TASK STATEMENT:
Print the lines starting at the line containing "Clone this chart in matplotlib." and ending at the line containing "plt.rcParams['axes.unicode_minus'] = False", exactly and in full, without the pictures.

PROVIDED RECORDS:
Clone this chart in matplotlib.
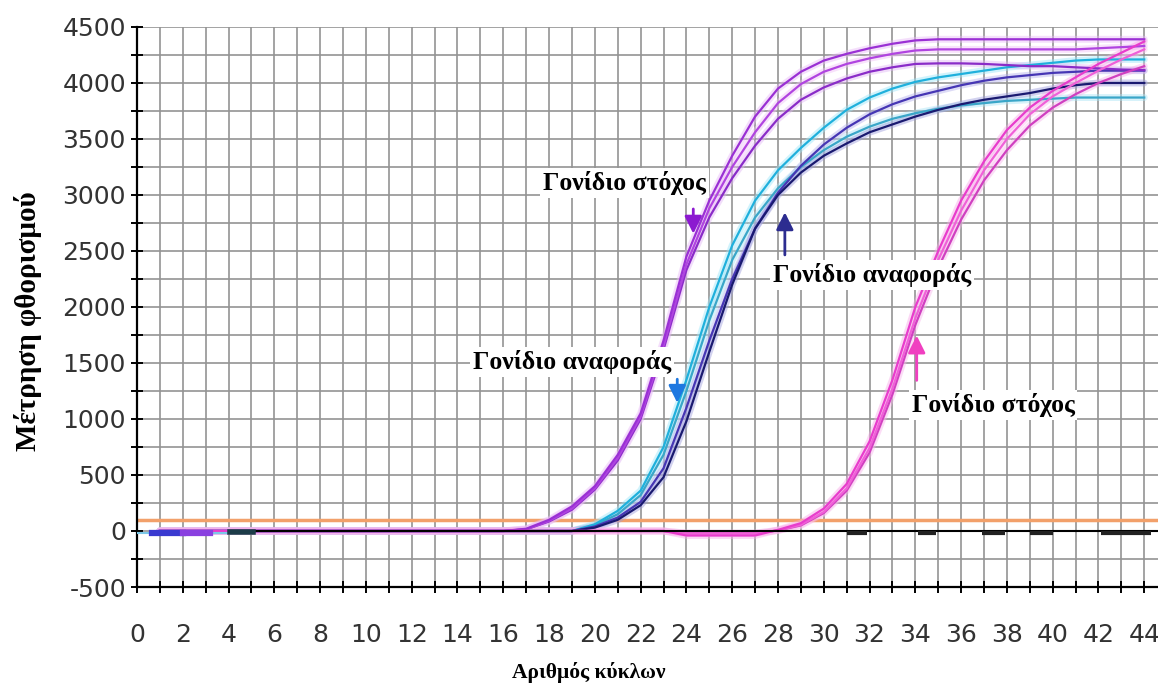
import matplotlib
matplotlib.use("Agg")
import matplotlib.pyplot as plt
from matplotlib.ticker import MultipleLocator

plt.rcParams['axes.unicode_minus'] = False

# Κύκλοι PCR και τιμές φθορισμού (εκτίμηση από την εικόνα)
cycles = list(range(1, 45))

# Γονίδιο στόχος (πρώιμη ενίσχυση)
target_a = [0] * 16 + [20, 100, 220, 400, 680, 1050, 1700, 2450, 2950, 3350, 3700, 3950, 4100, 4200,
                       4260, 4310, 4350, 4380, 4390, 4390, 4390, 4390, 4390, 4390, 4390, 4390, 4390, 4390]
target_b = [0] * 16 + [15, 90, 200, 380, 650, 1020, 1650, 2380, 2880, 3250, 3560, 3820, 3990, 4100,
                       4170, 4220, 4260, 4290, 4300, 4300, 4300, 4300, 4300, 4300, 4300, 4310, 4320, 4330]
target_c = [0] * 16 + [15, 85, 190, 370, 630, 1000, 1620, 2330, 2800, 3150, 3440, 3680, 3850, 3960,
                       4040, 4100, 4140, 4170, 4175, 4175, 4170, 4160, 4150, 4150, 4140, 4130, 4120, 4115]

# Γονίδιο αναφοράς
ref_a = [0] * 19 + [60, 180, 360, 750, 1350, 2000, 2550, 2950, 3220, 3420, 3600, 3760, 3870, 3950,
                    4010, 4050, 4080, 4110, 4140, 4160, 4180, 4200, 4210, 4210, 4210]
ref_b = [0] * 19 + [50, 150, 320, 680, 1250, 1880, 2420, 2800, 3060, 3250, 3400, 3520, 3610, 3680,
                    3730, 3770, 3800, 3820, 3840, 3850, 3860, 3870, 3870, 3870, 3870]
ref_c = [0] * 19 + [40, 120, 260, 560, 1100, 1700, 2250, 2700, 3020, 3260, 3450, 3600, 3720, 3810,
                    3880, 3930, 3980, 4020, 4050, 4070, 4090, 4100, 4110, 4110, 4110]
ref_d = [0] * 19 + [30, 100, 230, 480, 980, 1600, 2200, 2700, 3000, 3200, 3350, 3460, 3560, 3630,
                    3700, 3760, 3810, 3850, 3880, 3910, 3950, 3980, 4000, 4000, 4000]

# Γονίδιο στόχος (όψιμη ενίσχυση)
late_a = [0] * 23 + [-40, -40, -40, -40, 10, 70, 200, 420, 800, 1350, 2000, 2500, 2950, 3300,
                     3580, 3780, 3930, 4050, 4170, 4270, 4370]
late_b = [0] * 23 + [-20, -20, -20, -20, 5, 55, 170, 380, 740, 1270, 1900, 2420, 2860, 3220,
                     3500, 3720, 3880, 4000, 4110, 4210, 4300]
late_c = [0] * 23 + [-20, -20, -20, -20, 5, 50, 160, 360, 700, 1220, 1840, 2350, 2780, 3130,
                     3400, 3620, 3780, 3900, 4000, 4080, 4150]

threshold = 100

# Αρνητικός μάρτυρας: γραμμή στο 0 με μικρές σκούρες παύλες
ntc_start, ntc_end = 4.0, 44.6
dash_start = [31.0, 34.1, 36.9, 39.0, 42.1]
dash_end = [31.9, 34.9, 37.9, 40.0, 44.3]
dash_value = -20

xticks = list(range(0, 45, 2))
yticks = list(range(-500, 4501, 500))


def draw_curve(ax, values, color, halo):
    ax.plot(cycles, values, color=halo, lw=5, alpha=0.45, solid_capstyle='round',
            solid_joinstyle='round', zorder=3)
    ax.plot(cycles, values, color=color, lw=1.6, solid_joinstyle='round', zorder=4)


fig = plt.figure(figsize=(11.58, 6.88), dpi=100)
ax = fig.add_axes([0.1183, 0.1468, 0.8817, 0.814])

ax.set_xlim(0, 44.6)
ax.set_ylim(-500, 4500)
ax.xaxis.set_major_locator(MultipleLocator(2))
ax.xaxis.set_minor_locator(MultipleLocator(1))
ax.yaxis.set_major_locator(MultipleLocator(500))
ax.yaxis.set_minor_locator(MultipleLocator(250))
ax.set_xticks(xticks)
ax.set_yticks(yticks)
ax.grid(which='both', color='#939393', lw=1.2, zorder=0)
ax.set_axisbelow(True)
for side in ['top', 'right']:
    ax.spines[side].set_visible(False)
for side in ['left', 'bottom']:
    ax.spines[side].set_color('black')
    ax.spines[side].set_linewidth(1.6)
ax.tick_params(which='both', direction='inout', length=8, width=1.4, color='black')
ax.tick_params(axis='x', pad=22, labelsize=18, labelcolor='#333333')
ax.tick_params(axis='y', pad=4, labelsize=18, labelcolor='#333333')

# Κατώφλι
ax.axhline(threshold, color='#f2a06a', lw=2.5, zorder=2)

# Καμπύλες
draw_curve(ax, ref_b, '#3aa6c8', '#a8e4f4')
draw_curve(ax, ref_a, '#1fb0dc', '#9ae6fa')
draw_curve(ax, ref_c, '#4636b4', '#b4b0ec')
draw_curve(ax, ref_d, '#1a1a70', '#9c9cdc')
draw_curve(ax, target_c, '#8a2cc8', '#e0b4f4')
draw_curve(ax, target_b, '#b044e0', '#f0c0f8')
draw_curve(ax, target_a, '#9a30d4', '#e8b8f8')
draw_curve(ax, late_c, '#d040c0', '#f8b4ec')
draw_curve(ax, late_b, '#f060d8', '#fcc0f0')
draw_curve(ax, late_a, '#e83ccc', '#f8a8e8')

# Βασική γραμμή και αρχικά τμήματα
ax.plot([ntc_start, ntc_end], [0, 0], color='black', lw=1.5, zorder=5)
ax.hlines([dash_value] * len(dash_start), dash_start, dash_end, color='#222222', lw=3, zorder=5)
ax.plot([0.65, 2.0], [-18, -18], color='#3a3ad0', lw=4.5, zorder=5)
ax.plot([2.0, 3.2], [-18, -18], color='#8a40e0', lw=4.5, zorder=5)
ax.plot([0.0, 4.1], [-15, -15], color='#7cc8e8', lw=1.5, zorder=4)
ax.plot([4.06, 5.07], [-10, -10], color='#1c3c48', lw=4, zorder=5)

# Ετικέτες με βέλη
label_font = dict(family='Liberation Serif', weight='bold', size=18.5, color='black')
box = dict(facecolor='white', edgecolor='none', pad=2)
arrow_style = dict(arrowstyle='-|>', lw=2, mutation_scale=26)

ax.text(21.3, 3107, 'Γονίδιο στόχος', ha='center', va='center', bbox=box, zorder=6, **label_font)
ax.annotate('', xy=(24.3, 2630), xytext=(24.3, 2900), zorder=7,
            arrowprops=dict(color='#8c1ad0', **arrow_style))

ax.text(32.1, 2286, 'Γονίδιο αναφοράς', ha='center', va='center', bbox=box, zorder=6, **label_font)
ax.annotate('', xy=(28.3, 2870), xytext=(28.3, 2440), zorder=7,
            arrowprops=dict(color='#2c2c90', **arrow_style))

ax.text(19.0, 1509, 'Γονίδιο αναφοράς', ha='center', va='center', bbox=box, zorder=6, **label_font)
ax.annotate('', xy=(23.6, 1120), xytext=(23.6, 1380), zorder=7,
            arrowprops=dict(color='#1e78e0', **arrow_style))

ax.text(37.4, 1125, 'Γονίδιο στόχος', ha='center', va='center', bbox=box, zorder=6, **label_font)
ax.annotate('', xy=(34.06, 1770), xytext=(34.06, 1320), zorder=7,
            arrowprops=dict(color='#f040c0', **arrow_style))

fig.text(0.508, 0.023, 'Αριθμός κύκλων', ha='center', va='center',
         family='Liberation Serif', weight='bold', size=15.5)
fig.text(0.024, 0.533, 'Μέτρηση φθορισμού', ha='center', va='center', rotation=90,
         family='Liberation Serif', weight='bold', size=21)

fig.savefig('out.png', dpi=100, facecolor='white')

* * *

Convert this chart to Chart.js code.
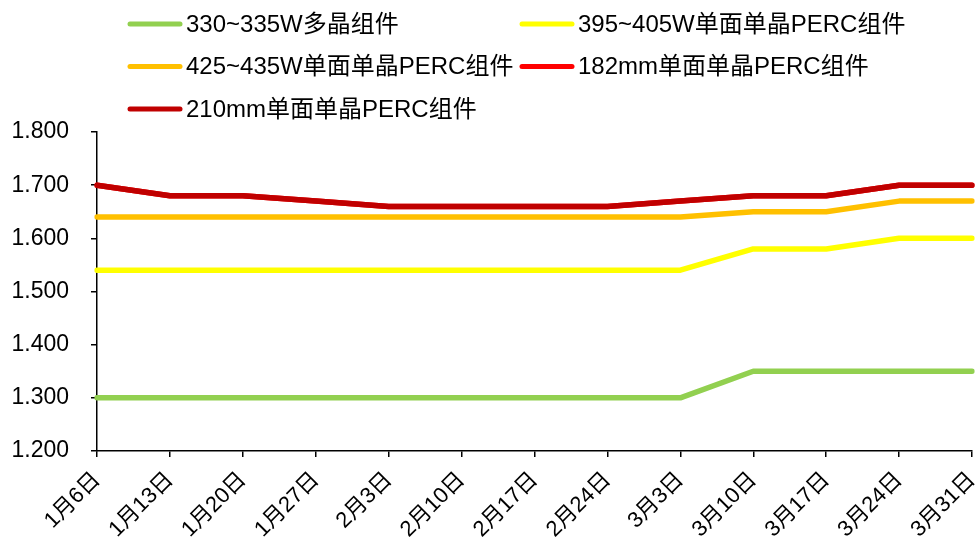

==

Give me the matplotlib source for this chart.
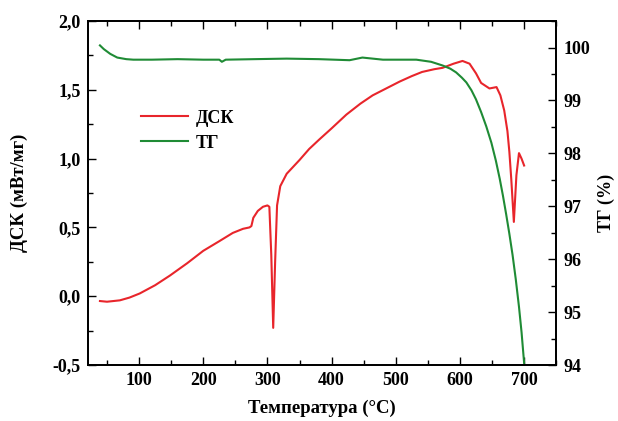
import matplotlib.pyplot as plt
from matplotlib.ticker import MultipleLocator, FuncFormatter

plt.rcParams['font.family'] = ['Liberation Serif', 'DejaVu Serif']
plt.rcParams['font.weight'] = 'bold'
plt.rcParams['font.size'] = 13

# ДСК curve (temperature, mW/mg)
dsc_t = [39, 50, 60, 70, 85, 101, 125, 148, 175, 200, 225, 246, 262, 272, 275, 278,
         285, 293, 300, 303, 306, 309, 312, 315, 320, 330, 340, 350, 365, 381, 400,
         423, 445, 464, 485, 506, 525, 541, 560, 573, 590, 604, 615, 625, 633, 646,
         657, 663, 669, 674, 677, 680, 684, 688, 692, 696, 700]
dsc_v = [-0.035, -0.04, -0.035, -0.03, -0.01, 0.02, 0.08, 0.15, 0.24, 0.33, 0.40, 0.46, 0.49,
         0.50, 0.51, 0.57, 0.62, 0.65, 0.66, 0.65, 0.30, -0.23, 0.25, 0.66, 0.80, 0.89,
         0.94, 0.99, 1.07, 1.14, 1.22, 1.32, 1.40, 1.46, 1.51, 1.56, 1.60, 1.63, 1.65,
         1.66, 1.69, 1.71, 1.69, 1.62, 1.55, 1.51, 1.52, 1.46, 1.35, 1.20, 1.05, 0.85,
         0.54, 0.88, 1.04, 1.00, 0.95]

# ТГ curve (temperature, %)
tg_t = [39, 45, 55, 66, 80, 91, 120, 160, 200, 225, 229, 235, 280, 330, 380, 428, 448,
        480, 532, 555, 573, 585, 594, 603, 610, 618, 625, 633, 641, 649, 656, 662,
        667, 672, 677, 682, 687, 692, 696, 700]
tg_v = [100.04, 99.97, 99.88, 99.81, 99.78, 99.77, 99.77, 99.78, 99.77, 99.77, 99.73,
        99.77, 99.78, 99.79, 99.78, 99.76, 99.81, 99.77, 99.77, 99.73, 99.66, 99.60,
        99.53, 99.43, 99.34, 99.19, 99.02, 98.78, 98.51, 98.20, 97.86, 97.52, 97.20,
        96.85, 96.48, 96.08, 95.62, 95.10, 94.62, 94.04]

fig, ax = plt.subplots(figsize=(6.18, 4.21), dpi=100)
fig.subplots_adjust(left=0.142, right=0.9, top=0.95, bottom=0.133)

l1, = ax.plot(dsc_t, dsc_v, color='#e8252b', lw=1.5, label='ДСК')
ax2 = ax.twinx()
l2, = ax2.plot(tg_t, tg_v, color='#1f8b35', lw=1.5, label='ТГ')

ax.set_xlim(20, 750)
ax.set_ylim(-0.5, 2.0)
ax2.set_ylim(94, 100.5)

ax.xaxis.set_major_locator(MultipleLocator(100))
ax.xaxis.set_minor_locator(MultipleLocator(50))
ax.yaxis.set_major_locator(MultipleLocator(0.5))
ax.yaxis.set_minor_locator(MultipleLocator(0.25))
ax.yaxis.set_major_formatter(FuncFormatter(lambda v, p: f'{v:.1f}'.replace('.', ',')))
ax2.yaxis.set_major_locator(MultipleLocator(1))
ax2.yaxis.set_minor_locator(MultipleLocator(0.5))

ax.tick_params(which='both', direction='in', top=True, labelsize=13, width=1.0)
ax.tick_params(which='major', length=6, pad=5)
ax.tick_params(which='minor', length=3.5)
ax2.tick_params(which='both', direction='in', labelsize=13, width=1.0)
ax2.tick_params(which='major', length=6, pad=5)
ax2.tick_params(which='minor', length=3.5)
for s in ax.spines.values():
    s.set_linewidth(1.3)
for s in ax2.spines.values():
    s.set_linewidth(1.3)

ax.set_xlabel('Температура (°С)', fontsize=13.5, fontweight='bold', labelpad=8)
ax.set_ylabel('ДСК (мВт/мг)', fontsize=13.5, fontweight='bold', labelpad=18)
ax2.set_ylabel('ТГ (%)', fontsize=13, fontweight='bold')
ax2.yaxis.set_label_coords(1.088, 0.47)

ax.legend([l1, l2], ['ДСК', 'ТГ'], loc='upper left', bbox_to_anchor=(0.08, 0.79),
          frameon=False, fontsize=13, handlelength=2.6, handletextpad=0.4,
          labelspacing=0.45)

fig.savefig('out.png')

SOLUTION TO THE EXERCISE:
Clone this chart in matplotlib.
import matplotlib
matplotlib.use("Agg")
import matplotlib.pyplot as plt
from matplotlib.ticker import MultipleLocator

plt.rcParams['axes.unicode_minus'] = False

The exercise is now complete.